Rows from a dataset of charts and code
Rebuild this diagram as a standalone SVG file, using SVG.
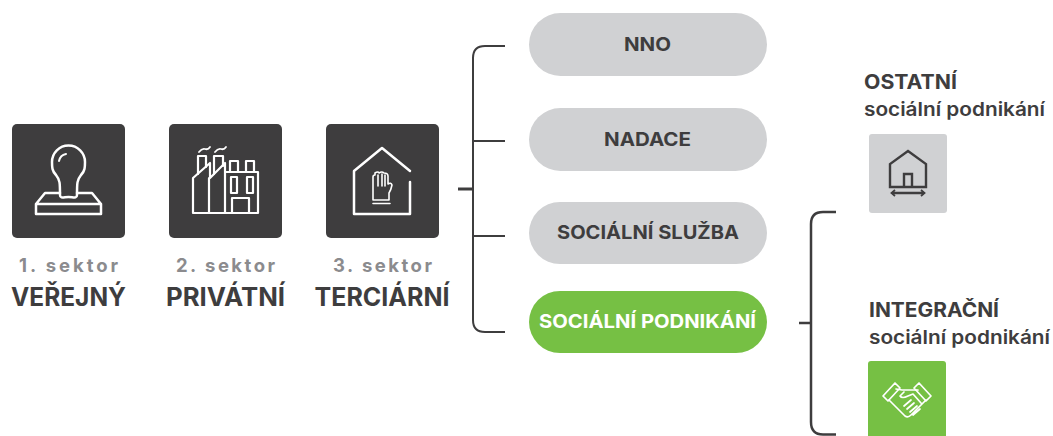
<svg xmlns="http://www.w3.org/2000/svg" width="1053" height="436" viewBox="0 0 1053 436">
<style>
text{font-family:Inter,"Liberation Sans",sans-serif;}
.sq{fill:#3e3d3e}
.ic{fill:none;stroke:#fff;stroke-width:2.5;stroke-linejoin:round;stroke-linecap:round}
.ic2{fill:none;stroke:#3e3d3e;stroke-width:2.4;stroke-linejoin:miter}
.sec{font-size:18.500px;font-weight:700;fill:#8b8b8e;text-anchor:middle}
.nm{font-size:25px;font-weight:700;fill:#3e3d3e;text-anchor:middle}
.pl{fill:#d0d1d3}
.pt{font-size:19px;font-weight:700;fill:#3e3d3e;text-anchor:middle}
.h{font-size:20px;font-weight:700;fill:#3e3d3e}
.s{font-size:19px;font-weight:600;fill:#3e3d3e}
.br{fill:none;stroke:#3e3d3e;stroke-width:2}
</style>
<g id="connectors">
<path class="br" d="M505 46H485Q473 46 473 58V320Q473 332 485 332H505M473 141H505M473 236H505"/>
<path class="br" d="M458 189H473" style="stroke-width:3"/>
<path class="br" d="M836 212H823Q811 212 811 224V422Q811 434.500 823 434.500H836M799 323H811" style="stroke-width:2.500"/>
</g>
<g id="sektor1">
<rect class="sq" x="12" y="124" width="113" height="114" rx="5"/>
<path class="ic" d="M60 195C60 183 60 180 56 175C52 171 52 167 52 162A16.500 16.500 0 0 1 85 162C85 167 85 171 81 175C77 180 77 183 77 195C77 199 73 197 68.500 197C64 197 60 199 60 195Z"/>
<path class="ic" d="M59 161A9 9 0 0 1 66 154" style="stroke-width:2"/>
<path class="ic" d="M60 193H45L36 204V214H101V204L92 193H77M36 204H101"/>
<text class="sec" x="68.500" y="272" textLength="99" lengthAdjust="spacing">1. sektor</text>
<text class="nm" x="68.500" y="306" textLength="115" lengthAdjust="spacingAndGlyphs">VEŘEJNÝ</text>
</g>
<g id="sektor2">
<rect class="sq" x="169" y="124" width="113" height="114" rx="5"/>
<path class="ic" d="M193 213V178L210 163V178L225 163V213M193 213H258V172H225M209 213V178M225 178V213" style="stroke-width:2.200"/>
<path class="ic" d="M198 174V156H206V167M214 174V156H223V166M230 171V161H238V171M246 171V161H254V171M231 193V177H237V193ZM247 193V177H253V193ZM232 213V198H249V213Z" style="stroke-width:2.200"/>
<path class="ic" d="M199 152Q202 148 205 149T210 147M215 152Q218 148 221 149T226 147" style="stroke-width:1.800"/>
<text class="sec" x="225.500" y="272" textLength="99" lengthAdjust="spacing">2. sektor</text>
<text class="nm" x="225.500" y="306" textLength="119" lengthAdjust="spacingAndGlyphs">PRIVÁTNÍ</text>
</g>
<g id="sektor3">
<rect class="sq" x="326" y="124" width="113" height="114" rx="5"/>
<path class="ic" d="M410 171L382 148L354 171V214H410V182"/>
<path class="ic" d="M373 200V177Q373 175 375 175V173Q378 171 379 173Q382 171 384 173Q388 173 388 176V184Q391 182 392 185Q391 190 389 193V200ZM373 203.500H390M378 175V186M382 174V186M385 175V186" style="stroke-width:1.600"/>
<text class="sec" x="382.500" y="272" textLength="99" lengthAdjust="spacing">3. sektor</text>
<text class="nm" x="382" y="306" textLength="135" lengthAdjust="spacingAndGlyphs">TERCIÁRNÍ</text>
</g>
<g id="nno"><rect class="pl" x="529" y="13" width="238" height="63" rx="31.500"/><text class="pt" x="647.500" y="51" textLength="47" lengthAdjust="spacingAndGlyphs">NNO</text></g>
<g id="nadace"><rect class="pl" x="529" y="108" width="238" height="63" rx="31.500"/><text class="pt" x="647.500" y="146" textLength="87" lengthAdjust="spacingAndGlyphs">NADACE</text></g>
<g id="sluzba"><rect class="pl" x="529" y="202" width="238" height="62" rx="31"/><text class="pt" x="648" y="239" textLength="182" lengthAdjust="spacingAndGlyphs">SOCIÁLNÍ SLUŽBA</text></g>
<g id="podnikani"><rect x="529" y="291" width="238" height="62" rx="31" fill="#76c044"/><text class="pt" x="647.500" y="328" textLength="217" lengthAdjust="spacingAndGlyphs" style="fill:#fff">SOCIÁLNÍ PODNIKÁNÍ</text></g>
<g id="ostatni">
<text class="h" x="864" y="89" textLength="93" lengthAdjust="spacingAndGlyphs">OSTATNÍ</text>
<text class="s" x="864" y="116" textLength="181" lengthAdjust="spacingAndGlyphs">sociální podnikání</text>
<rect x="869" y="134" width="78" height="79" rx="3" fill="#d0d1d3"/>
<path class="ic2" d="M890 187V164L908 151L926 164V187ZM904 187V174H912V187M892 193H924"/>
<path class="ic2" d="M895 190L891.500 193L895 196M921 190L924.500 193L921 196" style="stroke-width:1.800"/>
</g>
<g id="integracni">
<text class="h" x="869" y="317" textLength="130" lengthAdjust="spacingAndGlyphs">INTEGRAČNÍ</text>
<text class="s" x="869" y="344" textLength="181" lengthAdjust="spacingAndGlyphs">sociální podnikání</text>
<path d="M868 436V364Q868 361 871 361H943Q946 361 946 364V436Z" fill="#76c044"/>
<path class="ic" style="stroke-width:1.700" d="M883 396L895 383L900 388L888 401ZM931 396L919 383L914 388L926 401Z"/>
<path class="ic" style="stroke-width:1.700" d="M896 389L902 390H918M889 400L905 416Q908 418 911 415L921 405L926 400M904 392L900 396Q902 399 908 396L913 394L921 403M904 406L911 400M907 409L914 403M910 412L917 406M913 415L920 409"/>
</g>
</svg>
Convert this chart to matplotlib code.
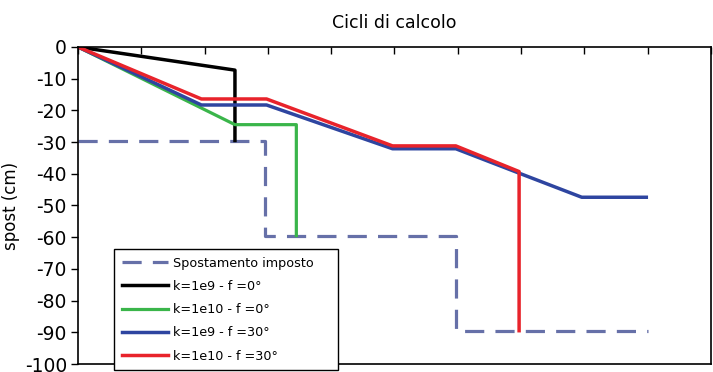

DIRECTIONS FOR THIS TASK: Leave out the pictures and repeat everything else in the records exactly.

FULL SOLUTION:
Rebuild this diagram as a standalone SVG file, using SVG.
<svg xmlns="http://www.w3.org/2000/svg" width="1053" height="436" viewBox="0 0 1053 436">
<style>
text{font-family:Inter,"Liberation Sans",sans-serif;}
.sq{fill:#3e3d3e}
.ic{fill:none;stroke:#fff;stroke-width:2.5;stroke-linejoin:round;stroke-linecap:round}
.ic2{fill:none;stroke:#3e3d3e;stroke-width:2.4;stroke-linejoin:miter}
.sec{font-size:18.500px;font-weight:700;fill:#8b8b8e;text-anchor:middle}
.nm{font-size:25px;font-weight:700;fill:#3e3d3e;text-anchor:middle}
.pl{fill:#d0d1d3}
.pt{font-size:19px;font-weight:700;fill:#3e3d3e;text-anchor:middle}
.h{font-size:20px;font-weight:700;fill:#3e3d3e}
.s{font-size:19px;font-weight:600;fill:#3e3d3e}
.br{fill:none;stroke:#3e3d3e;stroke-width:2}
</style>
<g id="connectors">
<path class="br" d="M505 46H485Q473 46 473 58V320Q473 332 485 332H505M473 141H505M473 236H505"/>
<path class="br" d="M458 189H473" style="stroke-width:3"/>
<path class="br" d="M836 212H823Q811 212 811 224V422Q811 434.500 823 434.500H836M799 323H811" style="stroke-width:2.500"/>
</g>
<g id="sektor1">
<rect class="sq" x="12" y="124" width="113" height="114" rx="5"/>
<path class="ic" d="M60 195C60 183 60 180 56 175C52 171 52 167 52 162A16.500 16.500 0 0 1 85 162C85 167 85 171 81 175C77 180 77 183 77 195C77 199 73 197 68.500 197C64 197 60 199 60 195Z"/>
<path class="ic" d="M59 161A9 9 0 0 1 66 154" style="stroke-width:2"/>
<path class="ic" d="M60 193H45L36 204V214H101V204L92 193H77M36 204H101"/>
<text class="sec" x="68.500" y="272" textLength="99" lengthAdjust="spacing">1. sektor</text>
<text class="nm" x="68.500" y="306" textLength="115" lengthAdjust="spacingAndGlyphs">VEŘEJNÝ</text>
</g>
<g id="sektor2">
<rect class="sq" x="169" y="124" width="113" height="114" rx="5"/>
<path class="ic" d="M193 213V178L210 163V178L225 163V213M193 213H258V172H225M209 213V178M225 178V213" style="stroke-width:2.200"/>
<path class="ic" d="M198 174V156H206V167M214 174V156H223V166M230 171V161H238V171M246 171V161H254V171M231 193V177H237V193ZM247 193V177H253V193ZM232 213V198H249V213Z" style="stroke-width:2.200"/>
<path class="ic" d="M199 152Q202 148 205 149T210 147M215 152Q218 148 221 149T226 147" style="stroke-width:1.800"/>
<text class="sec" x="225.500" y="272" textLength="99" lengthAdjust="spacing">2. sektor</text>
<text class="nm" x="225.500" y="306" textLength="119" lengthAdjust="spacingAndGlyphs">PRIVÁTNÍ</text>
</g>
<g id="sektor3">
<rect class="sq" x="326" y="124" width="113" height="114" rx="5"/>
<path class="ic" d="M410 171L382 148L354 171V214H410V182"/>
<path class="ic" d="M373 200V177Q373 175 375 175V173Q378 171 379 173Q382 171 384 173Q388 173 388 176V184Q391 182 392 185Q391 190 389 193V200ZM373 203.500H390M378 175V186M382 174V186M385 175V186" style="stroke-width:1.600"/>
<text class="sec" x="382.500" y="272" textLength="99" lengthAdjust="spacing">3. sektor</text>
<text class="nm" x="382" y="306" textLength="135" lengthAdjust="spacingAndGlyphs">TERCIÁRNÍ</text>
</g>
<g id="nno"><rect class="pl" x="529" y="13" width="238" height="63" rx="31.500"/><text class="pt" x="647.500" y="51" textLength="47" lengthAdjust="spacingAndGlyphs">NNO</text></g>
<g id="nadace"><rect class="pl" x="529" y="108" width="238" height="63" rx="31.500"/><text class="pt" x="647.500" y="146" textLength="87" lengthAdjust="spacingAndGlyphs">NADACE</text></g>
<g id="sluzba"><rect class="pl" x="529" y="202" width="238" height="62" rx="31"/><text class="pt" x="648" y="239" textLength="182" lengthAdjust="spacingAndGlyphs">SOCIÁLNÍ SLUŽBA</text></g>
<g id="podnikani"><rect x="529" y="291" width="238" height="62" rx="31" fill="#76c044"/><text class="pt" x="647.500" y="328" textLength="217" lengthAdjust="spacingAndGlyphs" style="fill:#fff">SOCIÁLNÍ PODNIKÁNÍ</text></g>
<g id="ostatni">
<text class="h" x="864" y="89" textLength="93" lengthAdjust="spacingAndGlyphs">OSTATNÍ</text>
<text class="s" x="864" y="116" textLength="181" lengthAdjust="spacingAndGlyphs">sociální podnikání</text>
<rect x="869" y="134" width="78" height="79" rx="3" fill="#d0d1d3"/>
<path class="ic2" d="M890 187V164L908 151L926 164V187ZM904 187V174H912V187M892 193H924"/>
<path class="ic2" d="M895 190L891.500 193L895 196M921 190L924.500 193L921 196" style="stroke-width:1.800"/>
</g>
<g id="integracni">
<text class="h" x="869" y="317" textLength="130" lengthAdjust="spacingAndGlyphs">INTEGRAČNÍ</text>
<text class="s" x="869" y="344" textLength="181" lengthAdjust="spacingAndGlyphs">sociální podnikání</text>
<path d="M868 436V364Q868 361 871 361H943Q946 361 946 364V436Z" fill="#76c044"/>
<path class="ic" style="stroke-width:1.700" d="M883 396L895 383L900 388L888 401ZM931 396L919 383L914 388L926 401Z"/>
<path class="ic" style="stroke-width:1.700" d="M896 389L902 390H918M889 400L905 416Q908 418 911 415L921 405L926 400M904 392L900 396Q902 399 908 396L913 394L921 403M904 406L911 400M907 409L914 403M910 412L917 406M913 415L920 409"/>
</g>
</svg>
Convert this chart to matplotlib code.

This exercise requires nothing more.